_Task directions:_ Pick out every line holding the string "this" and copy it.

_Records shown:_
_____

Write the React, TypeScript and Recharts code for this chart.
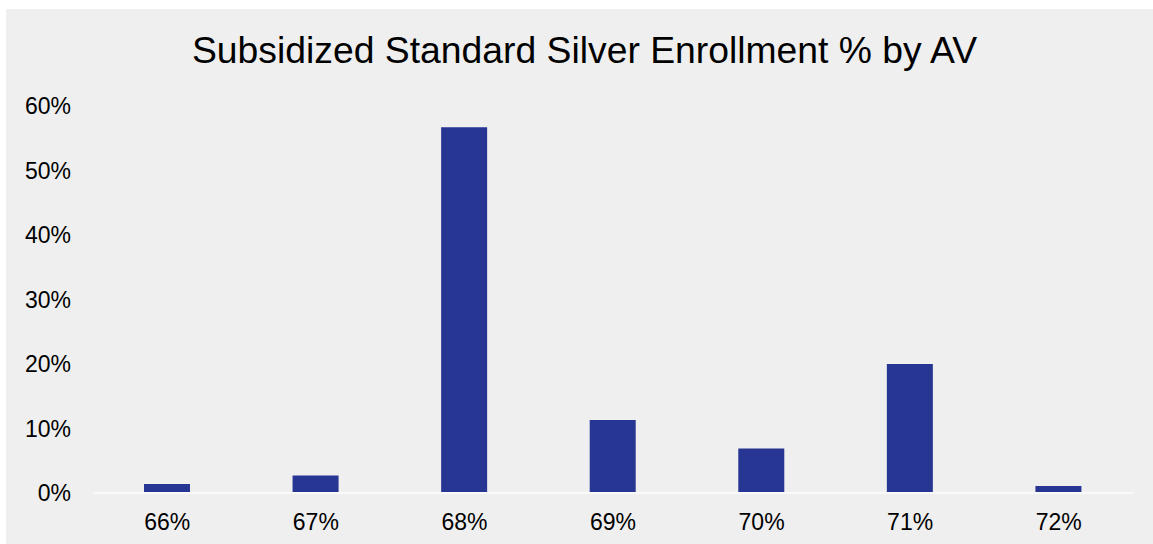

_____

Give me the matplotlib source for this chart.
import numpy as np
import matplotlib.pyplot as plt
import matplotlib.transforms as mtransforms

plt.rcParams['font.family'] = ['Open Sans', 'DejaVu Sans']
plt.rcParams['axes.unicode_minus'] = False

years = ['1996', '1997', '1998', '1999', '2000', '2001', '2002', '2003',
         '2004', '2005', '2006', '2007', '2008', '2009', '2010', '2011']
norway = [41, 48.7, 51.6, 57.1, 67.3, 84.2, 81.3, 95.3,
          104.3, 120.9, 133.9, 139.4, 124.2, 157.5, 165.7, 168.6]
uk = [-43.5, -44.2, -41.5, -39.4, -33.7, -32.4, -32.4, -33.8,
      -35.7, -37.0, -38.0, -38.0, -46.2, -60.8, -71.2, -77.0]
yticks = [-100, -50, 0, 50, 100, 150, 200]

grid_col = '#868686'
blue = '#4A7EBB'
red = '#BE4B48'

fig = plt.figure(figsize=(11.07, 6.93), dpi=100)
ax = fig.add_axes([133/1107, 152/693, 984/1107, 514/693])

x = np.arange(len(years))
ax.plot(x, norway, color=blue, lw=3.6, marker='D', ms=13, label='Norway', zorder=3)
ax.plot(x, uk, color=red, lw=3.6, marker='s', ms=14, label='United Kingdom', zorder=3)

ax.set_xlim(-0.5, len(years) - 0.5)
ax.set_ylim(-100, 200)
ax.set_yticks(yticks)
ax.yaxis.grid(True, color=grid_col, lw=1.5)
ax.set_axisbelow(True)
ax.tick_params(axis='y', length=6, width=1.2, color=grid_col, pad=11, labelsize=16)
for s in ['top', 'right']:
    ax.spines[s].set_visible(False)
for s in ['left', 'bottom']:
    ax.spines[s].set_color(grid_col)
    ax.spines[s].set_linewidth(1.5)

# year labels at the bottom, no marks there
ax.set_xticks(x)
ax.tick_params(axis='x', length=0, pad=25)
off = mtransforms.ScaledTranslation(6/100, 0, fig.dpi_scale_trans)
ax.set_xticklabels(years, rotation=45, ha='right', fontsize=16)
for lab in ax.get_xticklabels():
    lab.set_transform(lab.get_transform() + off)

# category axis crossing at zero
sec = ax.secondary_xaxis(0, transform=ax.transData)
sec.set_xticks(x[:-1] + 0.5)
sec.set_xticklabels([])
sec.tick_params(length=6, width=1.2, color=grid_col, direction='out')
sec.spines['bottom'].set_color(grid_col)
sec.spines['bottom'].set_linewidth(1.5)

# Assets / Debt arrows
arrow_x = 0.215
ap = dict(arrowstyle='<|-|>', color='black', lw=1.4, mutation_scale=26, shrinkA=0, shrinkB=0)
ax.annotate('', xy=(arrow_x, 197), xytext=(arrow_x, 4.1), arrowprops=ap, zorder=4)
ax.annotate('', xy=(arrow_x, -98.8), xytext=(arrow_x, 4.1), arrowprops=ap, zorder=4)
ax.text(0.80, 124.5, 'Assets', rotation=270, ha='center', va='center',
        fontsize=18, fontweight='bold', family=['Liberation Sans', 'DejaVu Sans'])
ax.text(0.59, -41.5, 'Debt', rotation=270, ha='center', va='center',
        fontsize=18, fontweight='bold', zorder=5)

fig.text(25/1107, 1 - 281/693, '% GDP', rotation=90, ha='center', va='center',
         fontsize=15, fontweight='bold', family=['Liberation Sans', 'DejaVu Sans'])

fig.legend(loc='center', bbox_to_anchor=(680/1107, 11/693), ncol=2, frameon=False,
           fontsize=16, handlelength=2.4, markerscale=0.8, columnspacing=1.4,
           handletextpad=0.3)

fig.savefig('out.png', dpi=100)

_____

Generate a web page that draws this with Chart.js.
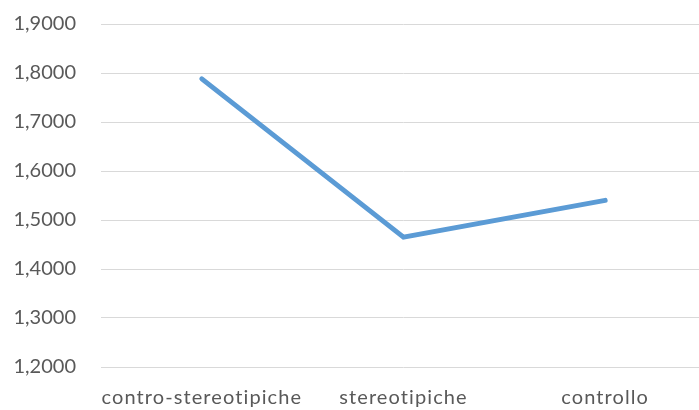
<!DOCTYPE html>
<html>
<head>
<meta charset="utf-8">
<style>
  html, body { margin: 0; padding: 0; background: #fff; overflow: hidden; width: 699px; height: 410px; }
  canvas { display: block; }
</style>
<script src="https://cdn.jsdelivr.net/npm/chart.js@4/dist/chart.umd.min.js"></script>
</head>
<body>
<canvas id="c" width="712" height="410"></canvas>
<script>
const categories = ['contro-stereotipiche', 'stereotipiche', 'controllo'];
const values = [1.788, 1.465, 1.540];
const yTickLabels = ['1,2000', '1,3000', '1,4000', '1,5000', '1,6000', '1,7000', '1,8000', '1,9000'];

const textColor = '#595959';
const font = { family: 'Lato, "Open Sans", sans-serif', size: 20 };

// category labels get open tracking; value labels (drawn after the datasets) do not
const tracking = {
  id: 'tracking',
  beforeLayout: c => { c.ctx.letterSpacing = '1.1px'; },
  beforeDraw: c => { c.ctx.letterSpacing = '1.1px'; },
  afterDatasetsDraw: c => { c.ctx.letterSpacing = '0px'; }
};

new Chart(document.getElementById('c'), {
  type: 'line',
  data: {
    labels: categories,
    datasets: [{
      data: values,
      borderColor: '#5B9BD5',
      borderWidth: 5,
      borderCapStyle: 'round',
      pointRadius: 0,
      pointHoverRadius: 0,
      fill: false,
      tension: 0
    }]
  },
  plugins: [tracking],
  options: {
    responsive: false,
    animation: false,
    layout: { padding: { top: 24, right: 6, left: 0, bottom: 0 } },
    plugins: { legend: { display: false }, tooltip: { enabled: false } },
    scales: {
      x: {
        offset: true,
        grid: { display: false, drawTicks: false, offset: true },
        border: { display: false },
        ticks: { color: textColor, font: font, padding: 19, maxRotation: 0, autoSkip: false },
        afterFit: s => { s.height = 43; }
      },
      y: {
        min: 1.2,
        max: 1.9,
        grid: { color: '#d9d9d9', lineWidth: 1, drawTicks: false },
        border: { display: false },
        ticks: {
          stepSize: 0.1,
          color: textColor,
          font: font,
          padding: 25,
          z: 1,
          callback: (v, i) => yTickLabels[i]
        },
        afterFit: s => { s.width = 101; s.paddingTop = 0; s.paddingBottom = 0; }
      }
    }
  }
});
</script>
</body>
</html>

_____

_Finished answer:_
Write the React, TypeScript and Recharts code for this chart.
Give me the matplotlib source for this chart.
Generate a web page that draws this with Chart.js.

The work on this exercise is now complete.